Le temps de vivre
Catégorie : Global
Thèmes : Actions directesArchives
Par l’aigri, par l’amer, par le sucré,
L’expérience, le fruit présent, l’espoir
Me menacent, m’affligent, m’apaisent
Giordano Bruno
Notre temps n’est pas le leur.
Leur temps est celui de la faute, de l’aveu, du châtiment ou du repentir
: c’est le temps des prêtres et des geôliers. C’est un temps d’oubli, un
temps sans histoire, un temps de registres morts.
Un jour ils viennent vous chercher; ils vous entravent les mains; ils
disent que vous devez embarquer dans une machine à remonter le temps. Ils font comme s’ils pouvaient vous transporter tel[le] que vous êtes
aujourd’hui dans un temps de vingt-cinq ans en arrière ; comme si vous
étiez pareil[le], inchangé[e], transposable, décalquable, démontable et
remontable… Il n’existe pas de mots pour dire ce qu’ils croient qu’ils
peuvent faire de vous.
À chaque fois qu’ils se servent du mot «espace», c’est pour réduire
l’espace réel. Ils disent «espace de Shengen» et ils construisent une
nasse. Ils disent «espaces de libre expression» pour annoncer que
l’expression sera réglementée.
Ils veulent que le monde entier ressemble à un hall d’aéroport; zone
duty-free pour les riches, zone de rétention pour les pauvres.
Et la même «justice», partout. Pas pour tous ! Non ! Partout : deux poids, deux mesures. De toute façon, ce sont eux qui ont construit les
instruments de mesure : codes, chronomètres, sondages.
Ça n’est pas difficile à comprendre. L’Europe par exemple; c’est un
espace qu’ils construisent (qu’ils réduisent, donc); ils le mesurent avec leurs instruments (ceux qu’ils ont construits). Donc, plus il y a de pays en Europe et moins il y a d’étrangers dans le monde qui peuvent demander l’asile, par exemple à la France. Donc, plus l’Europe est grande, moins il y a d’asile possible dans le monde. Comme cela vise les pauvres, les militants et les artistes, cela s’appelle une harmonisation.

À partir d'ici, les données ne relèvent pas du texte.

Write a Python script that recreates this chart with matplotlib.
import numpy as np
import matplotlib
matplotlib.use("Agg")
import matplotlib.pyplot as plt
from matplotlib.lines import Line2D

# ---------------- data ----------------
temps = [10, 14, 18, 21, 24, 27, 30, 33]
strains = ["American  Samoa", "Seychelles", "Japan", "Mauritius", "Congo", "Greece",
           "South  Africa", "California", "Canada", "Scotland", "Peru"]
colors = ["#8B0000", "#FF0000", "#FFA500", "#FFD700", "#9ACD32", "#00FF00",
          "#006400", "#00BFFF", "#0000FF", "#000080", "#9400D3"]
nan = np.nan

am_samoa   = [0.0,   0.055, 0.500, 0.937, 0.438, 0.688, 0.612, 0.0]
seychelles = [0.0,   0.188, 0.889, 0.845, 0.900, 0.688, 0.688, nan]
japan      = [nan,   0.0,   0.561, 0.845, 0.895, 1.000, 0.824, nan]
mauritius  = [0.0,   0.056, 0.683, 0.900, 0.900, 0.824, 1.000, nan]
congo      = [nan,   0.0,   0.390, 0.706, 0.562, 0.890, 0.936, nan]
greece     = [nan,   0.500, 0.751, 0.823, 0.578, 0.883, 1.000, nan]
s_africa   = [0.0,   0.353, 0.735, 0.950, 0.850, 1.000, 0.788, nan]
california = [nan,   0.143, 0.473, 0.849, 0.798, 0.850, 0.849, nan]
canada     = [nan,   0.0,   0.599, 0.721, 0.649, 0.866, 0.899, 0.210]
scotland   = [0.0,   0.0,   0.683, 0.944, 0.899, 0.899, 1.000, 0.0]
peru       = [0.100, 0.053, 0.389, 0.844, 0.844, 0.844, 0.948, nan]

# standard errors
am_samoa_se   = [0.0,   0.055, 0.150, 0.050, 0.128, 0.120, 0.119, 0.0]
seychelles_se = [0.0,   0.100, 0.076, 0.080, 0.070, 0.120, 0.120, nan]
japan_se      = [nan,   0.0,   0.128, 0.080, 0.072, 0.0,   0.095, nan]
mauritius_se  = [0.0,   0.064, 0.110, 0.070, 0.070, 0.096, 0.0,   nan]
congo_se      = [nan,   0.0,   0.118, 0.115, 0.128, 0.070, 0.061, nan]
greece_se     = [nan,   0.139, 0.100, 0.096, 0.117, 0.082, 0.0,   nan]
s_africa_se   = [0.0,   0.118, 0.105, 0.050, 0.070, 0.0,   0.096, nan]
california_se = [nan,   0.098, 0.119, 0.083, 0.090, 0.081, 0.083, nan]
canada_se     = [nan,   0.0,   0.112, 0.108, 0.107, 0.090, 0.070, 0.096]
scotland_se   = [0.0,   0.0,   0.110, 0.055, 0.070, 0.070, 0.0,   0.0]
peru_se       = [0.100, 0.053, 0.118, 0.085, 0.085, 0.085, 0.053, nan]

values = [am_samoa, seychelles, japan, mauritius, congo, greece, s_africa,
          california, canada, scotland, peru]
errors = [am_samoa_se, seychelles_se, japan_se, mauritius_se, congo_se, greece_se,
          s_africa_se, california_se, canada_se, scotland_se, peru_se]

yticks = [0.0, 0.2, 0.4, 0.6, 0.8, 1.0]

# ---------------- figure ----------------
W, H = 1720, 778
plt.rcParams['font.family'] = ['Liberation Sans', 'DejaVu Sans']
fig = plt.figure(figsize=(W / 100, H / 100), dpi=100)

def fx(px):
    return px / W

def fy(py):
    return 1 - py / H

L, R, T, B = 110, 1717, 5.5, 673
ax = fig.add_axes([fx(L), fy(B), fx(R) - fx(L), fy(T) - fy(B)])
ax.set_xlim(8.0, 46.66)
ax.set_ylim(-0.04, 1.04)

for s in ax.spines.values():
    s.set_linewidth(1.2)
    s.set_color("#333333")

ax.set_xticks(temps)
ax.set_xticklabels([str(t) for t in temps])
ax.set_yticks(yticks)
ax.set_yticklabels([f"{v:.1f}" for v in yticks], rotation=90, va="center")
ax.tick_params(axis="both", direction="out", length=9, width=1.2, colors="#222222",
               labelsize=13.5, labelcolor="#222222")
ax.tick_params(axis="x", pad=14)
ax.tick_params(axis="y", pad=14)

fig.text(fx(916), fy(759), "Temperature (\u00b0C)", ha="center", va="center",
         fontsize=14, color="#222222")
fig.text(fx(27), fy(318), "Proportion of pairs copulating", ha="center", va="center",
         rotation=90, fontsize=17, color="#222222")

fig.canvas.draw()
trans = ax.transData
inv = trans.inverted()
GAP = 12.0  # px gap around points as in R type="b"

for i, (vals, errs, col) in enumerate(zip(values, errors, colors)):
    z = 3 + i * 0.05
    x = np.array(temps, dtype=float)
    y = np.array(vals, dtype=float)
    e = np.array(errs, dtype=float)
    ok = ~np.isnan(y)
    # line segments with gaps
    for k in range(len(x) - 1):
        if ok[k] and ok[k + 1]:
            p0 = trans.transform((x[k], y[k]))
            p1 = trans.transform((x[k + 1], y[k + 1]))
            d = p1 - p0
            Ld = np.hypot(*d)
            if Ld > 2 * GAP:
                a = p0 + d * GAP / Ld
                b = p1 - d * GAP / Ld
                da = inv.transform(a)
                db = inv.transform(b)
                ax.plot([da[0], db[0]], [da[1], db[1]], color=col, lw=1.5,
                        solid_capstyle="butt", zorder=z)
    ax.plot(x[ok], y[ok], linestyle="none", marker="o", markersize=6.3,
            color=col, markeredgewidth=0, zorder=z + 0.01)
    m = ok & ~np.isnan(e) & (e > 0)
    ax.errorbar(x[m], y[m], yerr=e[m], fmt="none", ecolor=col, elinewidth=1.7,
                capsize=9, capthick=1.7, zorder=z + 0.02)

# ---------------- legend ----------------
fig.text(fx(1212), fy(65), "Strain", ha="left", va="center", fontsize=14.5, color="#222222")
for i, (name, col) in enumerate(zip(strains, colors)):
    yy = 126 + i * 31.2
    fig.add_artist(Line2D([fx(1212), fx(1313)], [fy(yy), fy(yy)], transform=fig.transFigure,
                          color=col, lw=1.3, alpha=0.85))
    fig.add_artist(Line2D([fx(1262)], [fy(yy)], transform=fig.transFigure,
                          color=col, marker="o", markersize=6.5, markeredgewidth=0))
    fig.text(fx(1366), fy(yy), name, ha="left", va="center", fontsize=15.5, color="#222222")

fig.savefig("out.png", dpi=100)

Ils ont décidé le «mandat d’arrêt européen». C’est un instrument avec
lequel ils pourront arrêter le temps et réduire l’espace des pauvres, des militants et des artistes sans asile partout dans l’espace qu’ils
calculent. C’est une machine nouvelle qui demande quelques réglages. On y procède en usant d’exilé[e]s qu’on avait mis de côté dans un coin de
l’espace. Comme un vieux chiffon; ça n’est pas joli mais ça peut servir.
Ils ont utilisé, sans anicroche, un Paolo Persichetti; ils essaieraient
bien un Cesare Battisti, une Roberta Cappelli, et quelques autres. À
chaque fois, ils améliorent le système. Quand tout sera au point, ils
n’auront plus qu’à faxer: «Machin Chose», et hop! le lendemain, Machin
remontera le temps jusqu’à une prison, plus loin en Europe. Quelle
harmonie! Quelle paix sociale! Quelle démocratie! Ils en ont les larmes aux yeux…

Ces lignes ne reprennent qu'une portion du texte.